I’ve always loved making and doing and have done so all my life, but in the past year or so there has been one person in particular that sticks in my mind in as being an inspiration as far as craft is concerned.
I first met Nicola when I took a chance on following a small embroidered sign hanging on a wall and found myself inside the most magical haberdashery I’ve ever come across- housed in a barn and quite literally packed to the rafters with glass bowls of buttons, bunting, antique dressers full of ribbon, rolls of fabric, hats, stacks of books, feather thimbles, wools, china jugs of knitting needles and the occasional baby chicken.
Even in those fleeting ten minutes I knew I’d found somewhere special, but needing to be somewhere else I had to turn and do my best impression of Cinderella leaving the ball. However a week later I turned up on a Wednesday morning with a pair of plastic needles I’d been flailing about with on and off for a couple of years and a ball of thick grey wool that was definitely deserving of better things.
The needles were whisked out of my hands faster than you can say ‘purl-one’ and quickly replaced with a cup of tea and a pair of bamboo ones, and after sitting with me for half an hour or so Nicola had got me casting on and knitting no-one ever had. A couple of weeks later I was sewing in the ends of a knitted cushion sampler, and feeling as proud of it’s slightly imperfect panels than I’d felt about anything- and after that the place became my haven.
As a teacher Nicola has the perfect balance of enthusiasm and tact, as best witnessed when gently telling me that perhaps translating a 1940s parrot jumper pattern wasn’t the ideal second project to move onto. But she searched the internet for a fishnet sock pattern that she knew I’d instantly fall for instead, which proved to be so popular that she can be entirely credited for spurring the sock-knitting frenzy to have swept Suffolk over the past year or so.
I’ve seen her be brilliant with everyone from seven year olds through to seventy year olds – which in itself speaks volumes about the place – but always full of friendly banter and frequently bursting into one the best laughs I’ve ever heard. Everyone is treated equally, and the Haberdashery itself is a continuation of this, being the sort of place that you are welcome just to browse, or wander round emitting the odd excitable squeak (consciously or otherwise.) If you arrive at 11 and don’t leave until five then that’s fine too, but the kettle’s always on (‘except when it’s not’) and should you manage to break your elbow coming off your bike – ahem – then I can throughly recommend it as a place to convalesce, drinking tea and reading Selvedge in an old velvet chair.
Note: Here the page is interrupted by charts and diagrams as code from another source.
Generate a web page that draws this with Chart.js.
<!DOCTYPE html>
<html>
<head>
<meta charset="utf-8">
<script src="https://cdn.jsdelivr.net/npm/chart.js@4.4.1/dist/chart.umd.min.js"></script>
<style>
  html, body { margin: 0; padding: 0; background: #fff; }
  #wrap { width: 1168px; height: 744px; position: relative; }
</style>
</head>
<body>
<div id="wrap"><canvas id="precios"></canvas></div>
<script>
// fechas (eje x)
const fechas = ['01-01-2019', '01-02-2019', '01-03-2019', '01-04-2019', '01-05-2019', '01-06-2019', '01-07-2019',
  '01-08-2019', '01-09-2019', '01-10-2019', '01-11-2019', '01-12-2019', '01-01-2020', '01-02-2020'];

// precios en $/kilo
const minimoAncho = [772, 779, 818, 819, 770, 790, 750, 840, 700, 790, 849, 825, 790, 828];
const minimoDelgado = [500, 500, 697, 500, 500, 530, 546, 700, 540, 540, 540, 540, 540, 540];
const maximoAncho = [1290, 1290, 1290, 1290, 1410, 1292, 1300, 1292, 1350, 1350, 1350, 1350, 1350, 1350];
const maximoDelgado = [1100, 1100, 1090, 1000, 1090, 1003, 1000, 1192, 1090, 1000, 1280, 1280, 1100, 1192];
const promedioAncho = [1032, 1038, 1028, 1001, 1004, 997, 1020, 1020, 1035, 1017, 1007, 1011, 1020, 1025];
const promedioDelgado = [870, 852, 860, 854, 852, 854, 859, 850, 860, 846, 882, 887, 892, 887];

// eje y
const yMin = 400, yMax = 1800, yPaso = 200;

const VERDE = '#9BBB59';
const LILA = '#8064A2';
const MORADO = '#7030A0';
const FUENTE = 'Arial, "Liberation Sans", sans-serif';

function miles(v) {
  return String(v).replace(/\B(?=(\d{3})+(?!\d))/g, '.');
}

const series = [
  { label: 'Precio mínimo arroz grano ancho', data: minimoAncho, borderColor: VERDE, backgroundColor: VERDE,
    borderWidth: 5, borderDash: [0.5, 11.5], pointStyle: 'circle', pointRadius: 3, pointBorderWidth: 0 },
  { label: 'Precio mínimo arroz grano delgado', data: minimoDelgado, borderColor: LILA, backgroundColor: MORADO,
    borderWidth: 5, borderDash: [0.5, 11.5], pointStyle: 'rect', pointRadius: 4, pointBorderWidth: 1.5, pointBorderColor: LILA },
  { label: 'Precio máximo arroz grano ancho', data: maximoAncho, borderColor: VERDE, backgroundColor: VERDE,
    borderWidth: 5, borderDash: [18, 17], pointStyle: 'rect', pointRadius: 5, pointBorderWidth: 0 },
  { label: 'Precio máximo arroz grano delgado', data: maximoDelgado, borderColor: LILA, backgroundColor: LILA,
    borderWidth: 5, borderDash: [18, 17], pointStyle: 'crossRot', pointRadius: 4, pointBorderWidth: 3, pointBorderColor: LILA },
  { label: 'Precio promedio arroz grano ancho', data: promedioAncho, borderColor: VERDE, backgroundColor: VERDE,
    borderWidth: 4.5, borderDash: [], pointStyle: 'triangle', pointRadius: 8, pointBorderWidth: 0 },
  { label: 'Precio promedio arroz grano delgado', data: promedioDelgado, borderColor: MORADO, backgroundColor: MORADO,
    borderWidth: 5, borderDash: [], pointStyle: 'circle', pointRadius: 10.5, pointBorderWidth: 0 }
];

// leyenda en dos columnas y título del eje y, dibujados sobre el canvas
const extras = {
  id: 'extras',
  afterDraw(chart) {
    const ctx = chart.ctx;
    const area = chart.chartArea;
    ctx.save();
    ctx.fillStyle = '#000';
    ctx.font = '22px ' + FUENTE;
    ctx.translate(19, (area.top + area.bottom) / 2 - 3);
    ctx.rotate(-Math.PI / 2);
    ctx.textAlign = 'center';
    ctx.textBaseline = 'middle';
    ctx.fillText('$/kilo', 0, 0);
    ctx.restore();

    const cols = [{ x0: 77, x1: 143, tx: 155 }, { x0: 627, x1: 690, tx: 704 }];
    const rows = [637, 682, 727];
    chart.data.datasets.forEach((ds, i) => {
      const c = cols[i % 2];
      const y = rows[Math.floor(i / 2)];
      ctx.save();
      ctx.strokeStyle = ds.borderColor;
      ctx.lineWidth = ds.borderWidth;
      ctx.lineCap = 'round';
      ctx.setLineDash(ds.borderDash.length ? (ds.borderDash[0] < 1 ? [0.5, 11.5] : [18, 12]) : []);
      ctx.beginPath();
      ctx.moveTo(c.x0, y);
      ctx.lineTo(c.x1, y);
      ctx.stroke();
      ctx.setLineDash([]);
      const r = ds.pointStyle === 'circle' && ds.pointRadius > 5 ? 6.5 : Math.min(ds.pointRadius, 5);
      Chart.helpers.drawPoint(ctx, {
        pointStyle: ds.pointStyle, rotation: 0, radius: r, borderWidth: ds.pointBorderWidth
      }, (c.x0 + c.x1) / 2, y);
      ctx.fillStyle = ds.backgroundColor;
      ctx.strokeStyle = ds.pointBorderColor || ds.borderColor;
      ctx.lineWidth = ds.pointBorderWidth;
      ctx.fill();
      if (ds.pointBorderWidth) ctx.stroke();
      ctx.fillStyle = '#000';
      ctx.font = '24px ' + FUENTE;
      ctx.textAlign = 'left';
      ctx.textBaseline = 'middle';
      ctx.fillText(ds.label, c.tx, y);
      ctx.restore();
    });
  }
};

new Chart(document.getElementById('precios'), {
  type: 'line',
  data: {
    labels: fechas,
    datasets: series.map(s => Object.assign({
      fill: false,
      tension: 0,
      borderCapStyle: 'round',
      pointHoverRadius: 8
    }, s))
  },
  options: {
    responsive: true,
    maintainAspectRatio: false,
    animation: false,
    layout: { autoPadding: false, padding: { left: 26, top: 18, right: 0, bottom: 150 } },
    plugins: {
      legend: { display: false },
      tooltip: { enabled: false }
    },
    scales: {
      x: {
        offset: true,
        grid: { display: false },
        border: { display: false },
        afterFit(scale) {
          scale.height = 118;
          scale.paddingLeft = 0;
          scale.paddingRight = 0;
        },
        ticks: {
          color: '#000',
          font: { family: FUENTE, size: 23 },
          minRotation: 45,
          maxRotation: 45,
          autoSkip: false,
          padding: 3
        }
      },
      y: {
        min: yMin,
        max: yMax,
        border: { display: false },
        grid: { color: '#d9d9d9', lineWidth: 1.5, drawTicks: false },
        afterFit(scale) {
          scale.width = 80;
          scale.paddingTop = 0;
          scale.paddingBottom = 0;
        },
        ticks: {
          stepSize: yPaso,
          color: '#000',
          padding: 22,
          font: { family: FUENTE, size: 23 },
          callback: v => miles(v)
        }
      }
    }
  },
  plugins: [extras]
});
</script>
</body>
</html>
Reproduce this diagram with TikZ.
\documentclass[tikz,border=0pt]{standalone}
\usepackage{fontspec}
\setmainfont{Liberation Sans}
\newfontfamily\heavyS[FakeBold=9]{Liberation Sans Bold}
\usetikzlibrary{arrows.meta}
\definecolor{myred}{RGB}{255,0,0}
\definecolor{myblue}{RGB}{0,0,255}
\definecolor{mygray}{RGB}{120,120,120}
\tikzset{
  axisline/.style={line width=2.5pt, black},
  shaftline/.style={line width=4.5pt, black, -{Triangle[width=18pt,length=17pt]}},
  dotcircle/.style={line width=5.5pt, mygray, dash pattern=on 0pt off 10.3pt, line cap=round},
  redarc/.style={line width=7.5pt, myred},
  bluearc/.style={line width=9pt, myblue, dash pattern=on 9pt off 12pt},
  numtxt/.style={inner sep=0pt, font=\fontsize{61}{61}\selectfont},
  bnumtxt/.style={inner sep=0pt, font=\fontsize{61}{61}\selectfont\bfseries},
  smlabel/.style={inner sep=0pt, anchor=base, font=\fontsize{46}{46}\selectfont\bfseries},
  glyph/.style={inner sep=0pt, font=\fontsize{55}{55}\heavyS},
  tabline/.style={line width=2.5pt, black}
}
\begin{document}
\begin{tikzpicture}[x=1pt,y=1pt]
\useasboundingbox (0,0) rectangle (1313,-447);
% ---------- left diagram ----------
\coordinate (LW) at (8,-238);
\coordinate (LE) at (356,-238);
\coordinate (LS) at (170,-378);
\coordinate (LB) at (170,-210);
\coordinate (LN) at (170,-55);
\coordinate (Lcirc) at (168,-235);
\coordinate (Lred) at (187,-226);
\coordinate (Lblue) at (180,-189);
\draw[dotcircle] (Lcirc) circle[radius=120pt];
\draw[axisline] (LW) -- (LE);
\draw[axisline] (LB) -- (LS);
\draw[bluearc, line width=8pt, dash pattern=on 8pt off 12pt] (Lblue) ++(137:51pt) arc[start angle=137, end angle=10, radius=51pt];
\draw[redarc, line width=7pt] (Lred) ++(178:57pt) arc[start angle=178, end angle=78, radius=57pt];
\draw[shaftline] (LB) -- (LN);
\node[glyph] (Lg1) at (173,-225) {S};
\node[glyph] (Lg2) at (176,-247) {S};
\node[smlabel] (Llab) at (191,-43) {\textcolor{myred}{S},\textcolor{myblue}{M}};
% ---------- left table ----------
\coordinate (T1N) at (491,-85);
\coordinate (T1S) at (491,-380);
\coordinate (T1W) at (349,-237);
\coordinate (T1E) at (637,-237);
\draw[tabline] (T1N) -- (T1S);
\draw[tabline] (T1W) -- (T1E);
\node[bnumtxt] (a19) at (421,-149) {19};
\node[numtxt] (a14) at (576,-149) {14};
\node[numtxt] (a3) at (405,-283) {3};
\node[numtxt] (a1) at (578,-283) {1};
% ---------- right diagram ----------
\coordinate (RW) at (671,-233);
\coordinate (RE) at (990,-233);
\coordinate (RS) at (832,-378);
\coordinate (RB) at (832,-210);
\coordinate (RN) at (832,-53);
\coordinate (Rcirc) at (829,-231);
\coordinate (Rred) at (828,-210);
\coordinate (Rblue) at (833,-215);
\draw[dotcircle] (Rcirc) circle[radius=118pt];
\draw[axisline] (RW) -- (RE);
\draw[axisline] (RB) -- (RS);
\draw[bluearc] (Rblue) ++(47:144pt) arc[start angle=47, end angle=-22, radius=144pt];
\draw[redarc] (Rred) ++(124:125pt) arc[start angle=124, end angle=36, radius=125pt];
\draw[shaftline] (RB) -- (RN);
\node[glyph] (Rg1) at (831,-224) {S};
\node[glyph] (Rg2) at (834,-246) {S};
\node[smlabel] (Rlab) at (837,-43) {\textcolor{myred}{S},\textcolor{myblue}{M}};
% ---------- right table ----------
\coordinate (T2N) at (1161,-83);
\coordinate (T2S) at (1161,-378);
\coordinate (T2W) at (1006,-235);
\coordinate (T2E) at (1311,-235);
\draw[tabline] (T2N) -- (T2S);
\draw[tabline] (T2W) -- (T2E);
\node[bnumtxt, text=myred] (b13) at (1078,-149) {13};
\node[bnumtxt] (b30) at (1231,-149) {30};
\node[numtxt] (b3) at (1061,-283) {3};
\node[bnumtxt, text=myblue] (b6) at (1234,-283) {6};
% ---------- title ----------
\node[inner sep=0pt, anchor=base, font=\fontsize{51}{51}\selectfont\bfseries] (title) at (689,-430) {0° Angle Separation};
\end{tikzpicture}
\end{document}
She’s a selfless crafter who barely has enough time to indulge in a slice of cake most days – let alone finish anything of her own, though given the opportunity is incredibly talented herself and has a wealth of knowledge to pick her brains on, but beyond craft there’s a hundred other reasons as to why I see her as being such an inspiring figure.
For one she has an amazing waste-not-want-not mentality that we could all do with learning a bit from and which results in glorious things such as denim windbreakers. She also has the most unbelievable community spirit, buying local and supporting other local businesses as much as she can (she’s a particularly loyal patron of Aspall Cider…) and organising events such as craft fairs that everyone can share in.
On a less virtue-based note though, she rides a vintage bike that used to belong to a clown, will never leave you wanting for a cup of tea, has a cracking taste in music and has made grown men weep with her home-made scotch eggs. What more could you ask for in a person?
I recently moved away, and saying goodbye to Wednesday mornings in the barn was one of the hardest things. about leaving. She’s still the first person I’d choose to go to with my charity shop finds or to gush over a vintage liberty print given the chance, but I’m also delighted to say that she is also now the joint author of one of the loveliest books on craft I have ever come across. I truly wish that everyone that loves craft could have a place like this to call their ‘Halfpenny Home’, and someone like Nicola to inspire them.